Panico a Hong Kong: dollaro HK precipita a minimo 33 anni, effetto Fed e carry trade
“Restate calmi”, i vostri soldi sono al sicuro. L’autorità monetaria di Hong Kong HKMA è intervenuta per rassicurare i mercati e i cittadini, ma la situazione è allarmante: il dollaro di Hong Kong è precipitato infatti al minimo in 33 anni, complici le operazioni di carry trade.
Le rassicurazioni di Norman Chan, numero uno della Hong Kong Monetary Authority non hanno sortito il loro effetto. Tutt’altro: la moneta ha continuato a precipitare, avvicinandosi al livello più basso della banda di oscillazione del peg (il dollaro di Hong Kong è agganciato al dollaro Usa a un tasso di cambio di 7,85 per dollaro).
Chan ha proseguito imperterrito, affermando che tale situazione non dovrebbe alimentare alcun timore, visto che, nel caso in cui la moneta scivolasse fino a 7,85 verso il dollaro Usa, l’autorità monetaria interverebbe per “assicurarsi che il cambio non scenda sotto la soglia di 7,85”.
In base alla legislazione vigente, la HKMA ha, di fatto, il mandato di vendere dollari Usa in corrispondenza di un valore del cambio a HK$7,85, quando necessario, al fine di proteggere il peg.
Tuttavia, a dispetto delle rassicurazioni di Chan, la preoccupazione per un’accelerazione della fuga degli investitori dalla valuta aumenta. Da segnalare che il dollaro di Hong Kong è sostenuto da un Exchange Fund, che si mette in evidenza per essere uno dei principali bacini di riserve valutarie al mondo.
Il fondo, del valore di HK$4 trilioni (l’equivalente di $513,5 miliardi), è stato creato proprio per proteggere il valore della moneta, ed effettua anche investimenti, tanto che nel 2017 ha riportato utili per un valore record di HK$252 miliardi.
Ma, a questo punto, visto che lo scudo per proteggere la valuta è in buone condizioni di salute, chi sta affossando le sue quotazioni?
La risposta, fa notare un articolo di SCMP, è la seguente: la Federal Reserve e, più nello specifico, il carry trade, ovvero quelle operazioni di arbitraggio e strategie con cui gli investitori vendono una certa valuta caratterizzata da bassi tassi di interesse, e utilizzano successivamente i fondi per acquistare un’altra valuta caratterizzata da tassi di interesse più elevati.
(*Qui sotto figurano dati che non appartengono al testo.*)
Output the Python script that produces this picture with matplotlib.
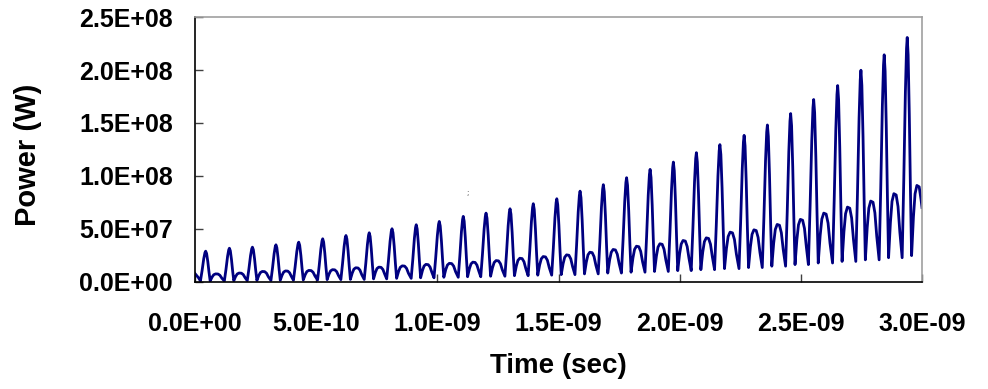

In questo modo, i trader guadagnano la differenza tra i due tassi.
Per comprendere meglio il carry trade, è indicativo un esempio riportato da Investopedia:
Poniamo il caso che un trader noti che i tassi di interesse in Giappone sono pari allo 0,5%, rispetto al 4% (ipotetico anche questo), negli Stati Uniti. Ciò significa che il trader prevede di fare profitto sulla differenza tra i tassi, pari al 3,5%.
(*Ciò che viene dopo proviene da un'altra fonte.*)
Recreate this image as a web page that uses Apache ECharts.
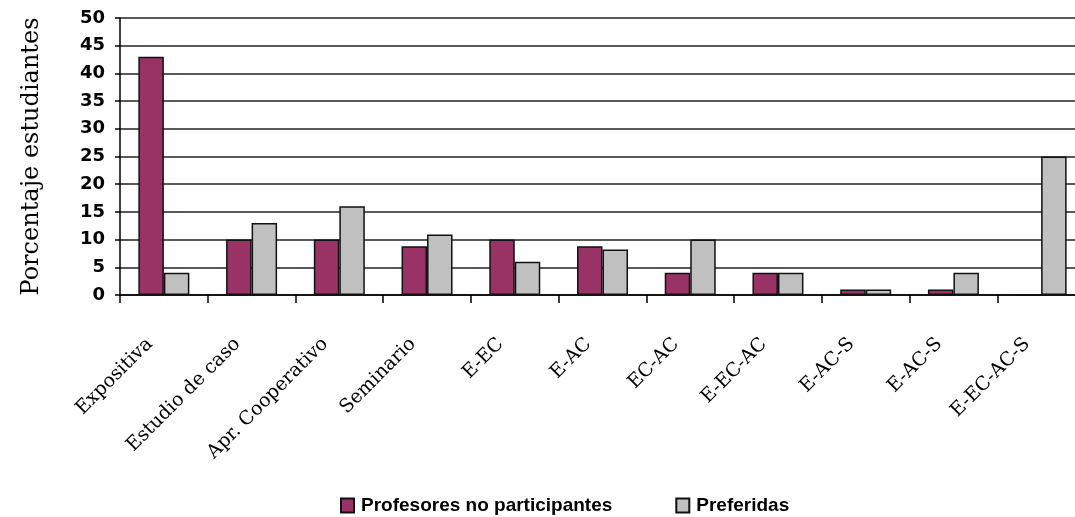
<!DOCTYPE html>
<html>
<head>
<meta charset="utf-8">
<script src="https://cdn.jsdelivr.net/npm/echarts@6/dist/echarts.min.js"></script>
<style>
html,body{margin:0;padding:0;background:#fff;overflow:hidden;}
#chart{width:1085px;height:517px;}
</style>
</head>
<body>
<div id="chart"></div>
<script>
const categories = ['Expositiva','Estudio de caso','Apr. Cooperativo','Seminario','E-EC','E-AC','EC-AC','E-EC-AC','E-AC-S','E-AC-S','E-EC-AC-S'];
const profesores = [43, 10, 10, 8.8, 10, 8.8, 4, 4, 1, 1, 0];
const preferidas = [4, 13, 16, 10.9, 6, 8.2, 10, 4, 1, 4, 25];
const seriesNames = ['Profesores no participantes', 'Preferidas'];
const yTitle = 'Porcentaje estudiantes';

const chart = echarts.init(document.getElementById('chart'), null, {renderer: 'canvas', width: 1085, height: 517});
chart.setOption({
  animation: false,
  backgroundColor: '#ffffff',
  grid: {left: 120, right: 0, top: 18, bottom: 222, containLabel: false},
  legend: {
    left: 335, top: 491,
    icon: 'rect',
    itemWidth: 13, itemHeight: 14, itemGap: 63,
    textStyle: {fontFamily: 'Liberation Sans', fontWeight: 'bold', fontSize: 19, color: '#000', padding: [0,0,0,2]},
    data: seriesNames
  },
  xAxis: {
    type: 'category',
    data: categories,
    axisLine: {lineStyle: {color: '#000', width: 1.5}},
    axisTick: {show: true, length: 8, lineStyle: {color: '#000', width: 1.5}},
    axisLabel: {
      interval: 0, rotate: 45, margin: 32,
      padding: [0, 20, 0, 0],
      fontFamily: 'DejaVu Serif', fontSize: 19, color: '#000'
    },
    splitLine: {show: false}
  },
  yAxis: {
    type: 'value', min: 0, max: 50, interval: 5,
    name: yTitle, nameLocation: 'middle', nameGap: 76, nameRotate: 90,
    nameTextStyle: {fontFamily: 'DejaVu Serif', fontSize: 24, color: '#000'},
    axisLine: {show: true, lineStyle: {color: '#000', width: 1.5}},
    axisTick: {show: true, length: 5, lineStyle: {color: '#000', width: 1.5}},
    axisLabel: {margin: 15, fontFamily: 'DejaVu Sans', fontWeight: 'bold', fontSize: 18, color: '#000'},
    splitLine: {show: true, lineStyle: {color: '#222', width: 1.5}}
  },
  series: [
    {
      name: seriesNames[0], type: 'bar', data: profesores,
      barWidth: 25.5, barGap: '0%',
      itemStyle: {color: '#993366', borderColor: '#111', borderWidth: 1.5}
    },
    {
      name: seriesNames[1], type: 'bar', data: preferidas,
      barWidth: 25.5, barGap: '0%',
      itemStyle: {color: '#c0c0c0', borderColor: '#111', borderWidth: 1.5}
    }
  ]
});
</script>
</body>
</html>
Il primo passo che il trader farà sarà quello di prendere a prestito yen e convertirli in dollari. Il secondo passo è di investire quei dollari in uno strumento finanziario che assicuri il rendimento Usa.
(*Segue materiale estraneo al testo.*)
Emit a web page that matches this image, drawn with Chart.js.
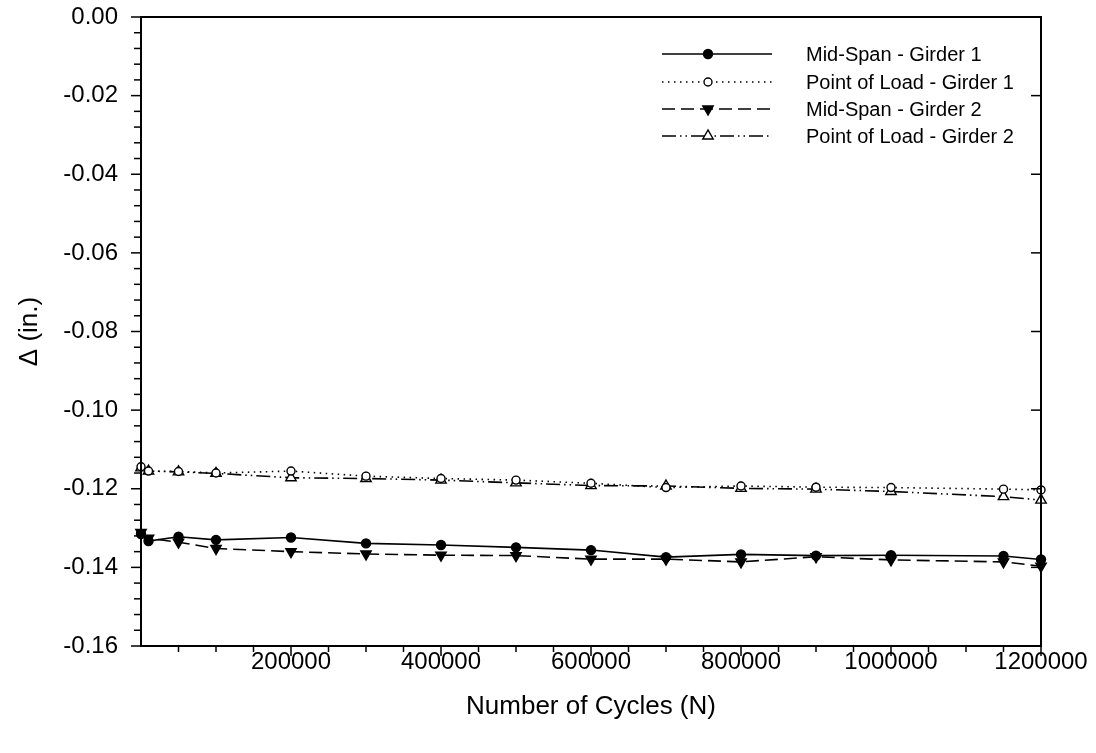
<!DOCTYPE html>
<html>
<head>
<meta charset="utf-8">
<script src="https://cdn.jsdelivr.net/npm/chart.js@4.4.1/dist/chart.umd.min.js"></script>
<style>
  html, body { margin: 0; padding: 0; background: #fff; }
  #wrap { width: 1096px; height: 753px; }
</style>
</head>
<body>
<div id="wrap"><canvas id="c" width="1096" height="753"></canvas></div>
<script>
// ---- data ----
const cycles = [0, 10000, 50000, 100000, 200000, 300000, 400000, 500000, 600000, 700000, 800000, 900000, 1000000, 1150000, 1200000];
const midSpanG1 = [-0.1315, -0.1333, -0.1322, -0.1330, -0.1324, -0.1339, -0.1343, -0.1349, -0.1356, -0.1374, -0.1367, -0.1370, -0.1369, -0.1371, -0.1380];
const pointLoadG1 = [-0.1144, -0.1155, -0.1156, -0.1160, -0.1155, -0.1168, -0.1174, -0.1178, -0.1186, -0.1197, -0.1193, -0.1196, -0.1197, -0.1201, -0.1203];
const midSpanG2 = [-0.1311, -0.1326, -0.1336, -0.1352, -0.1360, -0.1366, -0.1369, -0.1370, -0.1379, -0.1379, -0.1386, -0.1373, -0.1381, -0.1386, -0.1397];
const pointLoadG2 = [-0.1147, -0.1155, -0.1157, -0.1161, -0.1172, -0.1174, -0.1178, -0.1185, -0.1192, -0.1193, -0.1199, -0.1201, -0.1207, -0.1220, -0.1229];
const seriesNames = ["Mid-Span - Girder 1", "Point of Load - Girder 1", "Mid-Span - Girder 2", "Point of Load - Girder 2"];
const xTickValues = [200000, 400000, 600000, 800000, 1000000, 1200000];
const yTickValues = [0, -0.02, -0.04, -0.06, -0.08, -0.10, -0.12, -0.14, -0.16];

const FONT = "'Liberation Sans', Arial, Helvetica, sans-serif";
const toPts = ys => cycles.map((x, i) => ({x: x, y: ys[i]}));

const styles = [
  {dash: [], pointStyle: 'circle', fill: '#000', radius: 4.5, rotation: 0},
  {dash: [1.5, 4.5], pointStyle: 'circle', fill: '#fff', radius: 4, rotation: 0},
  {dash: [13, 6], pointStyle: 'triangle', fill: '#000', radius: 6, rotation: 180},
  {dash: [14, 4, 1.5, 4, 1.5, 4], pointStyle: 'triangle', fill: '#fff', radius: 6, rotation: 0}
];
const seriesData = [midSpanG1, pointLoadG1, midSpanG2, pointLoadG2];

const datasets = seriesData.map((d, i) => ({
  label: seriesNames[i],
  data: toPts(d),
  showLine: true,
  borderColor: '#000',
  borderWidth: 1.6,
  borderDash: styles[i].dash,
  pointStyle: styles[i].pointStyle,
  pointRadius: styles[i].radius,
  pointHoverRadius: styles[i].radius,
  pointRotation: styles[i].rotation,
  pointBackgroundColor: styles[i].fill,
  pointBorderColor: '#000',
  pointBorderWidth: 1.4,
  tension: 0,
  clip: false
}));

function drawMarker(ctx, s, x, y) {
  ctx.save();
  ctx.setLineDash([]);
  ctx.lineWidth = 1.4;
  ctx.strokeStyle = '#000';
  ctx.fillStyle = s.fill;
  ctx.beginPath();
  if (s.pointStyle === 'circle') {
    ctx.arc(x, y, s.radius, 0, Math.PI * 2);
  } else {
    const r = s.radius;
    const dir = s.rotation === 180 ? -1 : 1;
    const a = [Math.PI / 2, Math.PI / 2 + 2 * Math.PI / 3, Math.PI / 2 + 4 * Math.PI / 3];
    a.forEach((ang, k) => {
      const px = x + r * Math.cos(ang);
      const py = y - dir * r * Math.sin(ang);
      if (k === 0) ctx.moveTo(px, py); else ctx.lineTo(px, py);
    });
    ctx.closePath();
  }
  ctx.fill();
  ctx.stroke();
  ctx.restore();
}

const framePlugin = {
  id: 'frame',
  afterDraw(chart) {
    const ctx = chart.ctx;
    const a = chart.chartArea;
    const xs = chart.scales.x, ys = chart.scales.y;
    ctx.save();
    ctx.strokeStyle = '#000';
    ctx.lineWidth = 2;
    ctx.setLineDash([]);
    ctx.strokeRect(a.left, a.top, a.right - a.left, a.bottom - a.top);
    ctx.lineWidth = 1.5;
    // y ticks (minor every 0.004)
    for (let k = 0; k <= 40; k++) {
      const v = -k * 0.004;
      const py = ys.getPixelForValue(v);
      const major = k % 5 === 0;
      ctx.beginPath();
      ctx.moveTo(a.left, py);
      ctx.lineTo(a.left - (major ? 10 : 7), py);
      ctx.stroke();
      if (major && k !== 0 && k !== 40) {
        ctx.beginPath();
        ctx.moveTo(a.right, py);
        ctx.lineTo(a.right - 10, py);
        ctx.stroke();
      }
    }
    // x ticks (minor every 50000)
    for (let k = 1; k <= 24; k++) {
      const v = k * 50000;
      const px = xs.getPixelForValue(v);
      const major = k % 4 === 0;
      ctx.beginPath();
      ctx.moveTo(px, a.bottom);
      ctx.lineTo(px, a.bottom + (major ? 10 : 6));
      ctx.stroke();
    }
    // legend
    const lx1 = 662, lx2 = 772, mx = 708, tx = 806;
    const rows = [54, 82, 109, 136];
    ctx.font = '20px ' + FONT;
    ctx.fillStyle = '#000';
    ctx.textBaseline = 'middle';
    ctx.textAlign = 'left';
    rows.forEach((ry, i) => {
      ctx.save();
      ctx.lineWidth = 1.6;
      ctx.setLineDash(styles[i].dash);
      ctx.beginPath();
      ctx.moveTo(lx1, ry);
      ctx.lineTo(lx2, ry);
      ctx.stroke();
      ctx.restore();
      drawMarker(ctx, styles[i], mx, ry);
      ctx.fillText(seriesNames[i], tx, ry + 1);
    });
    ctx.restore();
  }
};

new Chart(document.getElementById('c'), {
  type: 'scatter',
  data: {datasets: datasets},
  options: {
    responsive: false,
    animation: false,
    devicePixelRatio: 1,
    layout: {padding: {top: 17, right: 55, left: 0, bottom: 0}},
    plugins: {legend: {display: false}, tooltip: {enabled: false}},
    scales: {
      x: {
        type: 'linear',
        min: 0, max: 1200000,
        afterFit: s => { s.height = 107; },
        afterBuildTicks: s => { s.ticks = xTickValues.map(v => ({value: v})); },
        grid: {display: false, drawTicks: true, tickLength: 2},
        border: {display: false},
        ticks: {
          color: '#000', padding: 0, maxRotation: 0, autoSkip: false,
          font: {family: FONT, size: 24},
          callback: v => String(v)
        },
        title: {
          display: true, text: 'Number of Cycles (N)', color: '#000',
          font: {family: FONT, size: 26}, padding: {top: 0, bottom: 31}
        }
      },
      y: {
        type: 'linear',
        min: -0.16, max: 0,
        afterFit: s => { s.width = 141; },
        afterBuildTicks: s => { s.ticks = yTickValues.map(v => ({value: v})); },
        grid: {display: false, drawTicks: true, tickLength: 23},
        border: {display: false},
        ticks: {
          color: '#000', padding: 0, autoSkip: false,
          font: {family: FONT, size: 24},
          callback: v => Math.abs(v) < 1e-9 ? '0.00' : v.toFixed(2)
        },
        title: {
          display: true, text: 'Δ (in.)', color: '#000',
          font: {family: FONT, size: 26}, padding: {top: 14, bottom: 0}
        }
      }
    }
  },
  plugins: [framePlugin]
});
</script>
</body>
</html>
Poniamo che il cambio attuale del dollaro sullo yen sia pari a JPY 115, e che il trader prenda a prestito 50 milioni di yen.
Una volta effettuata la conversione, l’ammontare che il trader avrà sarà pari a 50 milioni di yen/115: $434.782,61.
Effettuando poi l’investimento al tasso Usa del 4%, dopo un anno il trader avrà $434.782,61 x (1 + 4%) = $452.173,91.
A questo punto, il trader deve restituire i 50 milioni presi a prestito più lo 0,5% degli interessi sul totale, ovvero 50 milioni di yen + (50 milioni di yen x (1 + 0.5%)) = 50,25 milioni di yen.
Supponendo che il tasso di cambio rimanga lo stesso e che dunque a fine anno si confermi a JPY 115, l’ammontare che il trader deve in dollari Usa è:
50,25 milioni di yen/115 = $436.956,52.
La conclusione è che il trader guadagnerà alla fine $452.173,91 (ammontare ricevuto con l’investimento) – $436.956,52 (ammontare dovuto), ovvero $15.217,39.
Ora, visto che la Federal Reserve continua nel suo percorso di strette monetarie, gli investitori stanno puntando sempre più sul carry trade, aumentando gli investimenti in dollari, visto che i rendimenti degli asset denominati in dollari, per effetto dei rialzi dei tassi, stanno salendo. Ciò va a detrimento di altre monete, come in questo caso il dollaro di Hong Kong, se si considera anche che lo spread tra l’HIBOR a tre mesi e il LIBOR equivalente degli Stati Uniti ha toccato il record dal 2008.